The plot of the play is of only relative importance, as it revolves around a peasant festivity that takes place annually in honor of a miraculous crucifix sheltered in a small country church. Of greater importance are the stage directions and the innovative use of the theatrical space. The number of characters is also impressive and utterly anomalous for one of Pirandello’s plays. The set exposes the portal of the sanctuary and the space before it, which is progressively invaded by a crowd of believers, miraculously healed people, peasants, artisans, shopkeepers, thieves, and drunks, as well as innkeepers, musicians, and peddlers. Some enter the stage from the sides, but the vast majority come from the back of the theater, from behind the audience, and walk through the orchestra to reach the stage. As the flux of people reaches its climax, the portal of the church opens, and there exits a procession led by a ghastly priest who holds a macabre bloody crucifix. At first shaken by a feeling of terror, the crowd kneels but then follows the procession outside the theater as the church bells toll. What is peculiar in this work is the use of space prefigured by Pirandello in his stage directions and then particularly in his own staging in 1925. He chose a relatively small theater for the first mise-en-scène of the play: the Teatro Odescalchi held little more than two hundred spectators, and the staging became memorable for the creation of a total and enveloping atmosphere, characterized by a saturation of space, a compression of time, and a profusion of diversified sounds.

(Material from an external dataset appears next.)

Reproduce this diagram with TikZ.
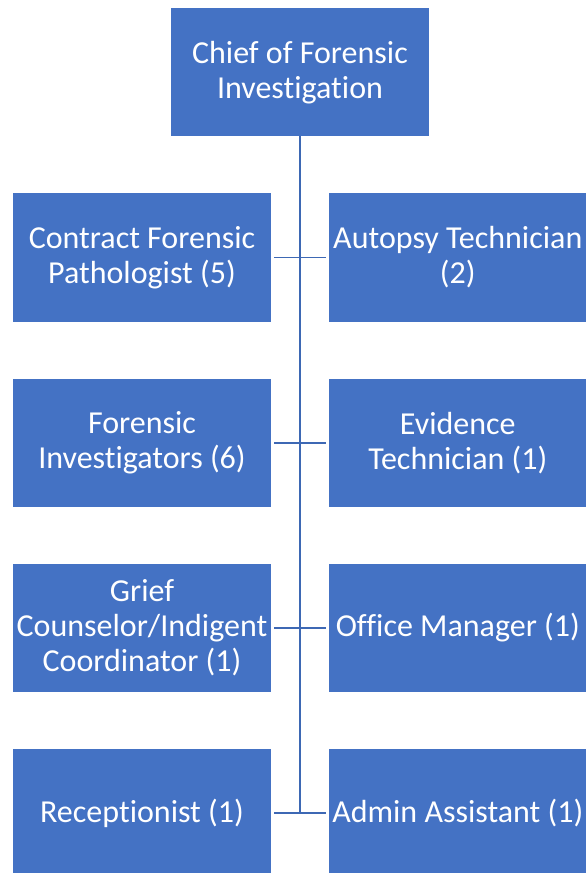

It is certainly noteworthy that Pirandello, after having throughly investigated on paper the innumerable conflicts of the theatrical event and explored its potential, decided to delve into the enigmatic world of the stage and began such an investigation with this particular play. He had hesitated before accepting the direction of the Teatro d’Arte and the proposition of renewing the Italian stage by presenting a fresh repertoire of new European playwrights’ texts. The Teatro d’Arte, also known as “Teatro degli Undici” or “Teatro dei Dodici,” was established in 1924 by Pirandello, his son Stefano, and a group of prominent intellectuals; the intention was to promote a “quality” theater and thus to oppose the dramatic production prevalent in Italian theaters of the time.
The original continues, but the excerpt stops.